Menurut Pimpinan Pondok Pesantren Ulil Albab, Bogor, Didin Hafidhuddin, seperti dilansir di Republika Online (10/12/08), rendahnya kesadaran umat Islam terhadap makanan halal karena kurangnya sosialisasi akan pentingnya kehalalan sebuah makanan. Selama ini mereka hanya mengetahui bahwa makanan haram adalah daging babi, darah ataupun daging hewan sembelihan yang tak disebutkan nama Allah dalam penyembelihannya. Padahal ada makanan yang merupakan hasil dari sejumlah bahan yang bisa saja mengandung bahan haram.
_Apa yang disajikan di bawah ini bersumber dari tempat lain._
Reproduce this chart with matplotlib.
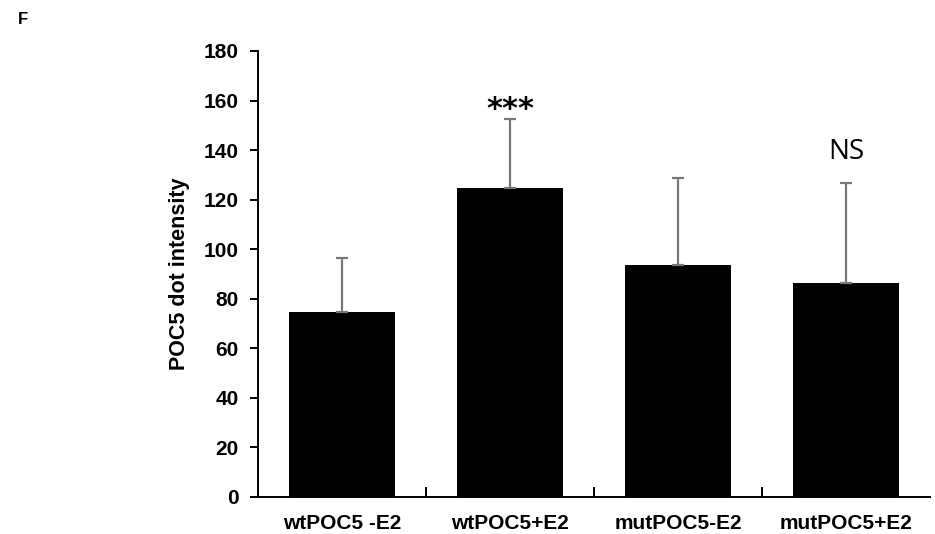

Ini menjadi tugas bersama, pemerintah dan masyarakat. Dengan demikian, mestinya ada langkah sinergis untuk melakukan upaya sosialisasi kepada masyarakat mengenai makanan halal tersebut. ‘’Departemen agama, LPPOM MUI, LSM, bahkan perguruan tinggi, dapat bersinergi untuk melakukannya,’’ papar Didin.
Lembaga-lembaga tersebut dapat melakukan riset makanan mana saja yang statusnya halal dan mana yang haram. Kemudian mereka mensosialisasikan produk makanan tersebut kepada masyarakat. Dengan demikian, masyarakat akan mendapat informasi yang cukup dan dapat memilih makanan yang halal saja.
Bentuk sosialisasi dapat dilakukan dengan banyak cara. Di antaranya dengan menerbitkan buku-buku yang memuat informasi tentang makanan halal dan haram serta bahayanya bagi kehidupan. Peran ulama juga sangat dibutuhkan untuk menyadarkan masyarakat akan bahaya makanan haram. Allah melarang untuk mengonsumsi makanan haram bukan hanya untuk menguji ketaatan umat-Nya saja, melainkan lebih dari itu, karena mudharat yang ditimbulkan lebih banyak dari manfaatnya.
Bagi masyarakat yang sudah mengenal baik karakteristik makanan haram, diharapkan agar lebih hati-hati dalam memilih makanan. Selain lebih waspada terhadap label halal MUI, umat Islam juga harus lebih berhati-hati terhadap tempat yang didatangi apakah dikelola seorang Muslim atau bu­kan. Dan ten­tu saja tidak lupa untuk meng­­ucapkan basmalah sebelum mengonsumsi makanan tersebut. Jika se­mua proses ter­sebut sudah ditem­puh, maka kebenaran hanyalah milik Allah. Manusia hanya bisa ber­usaha, namun Allah-lah yang me­nentukan segalanya. Wallahu a’lam bish shawab.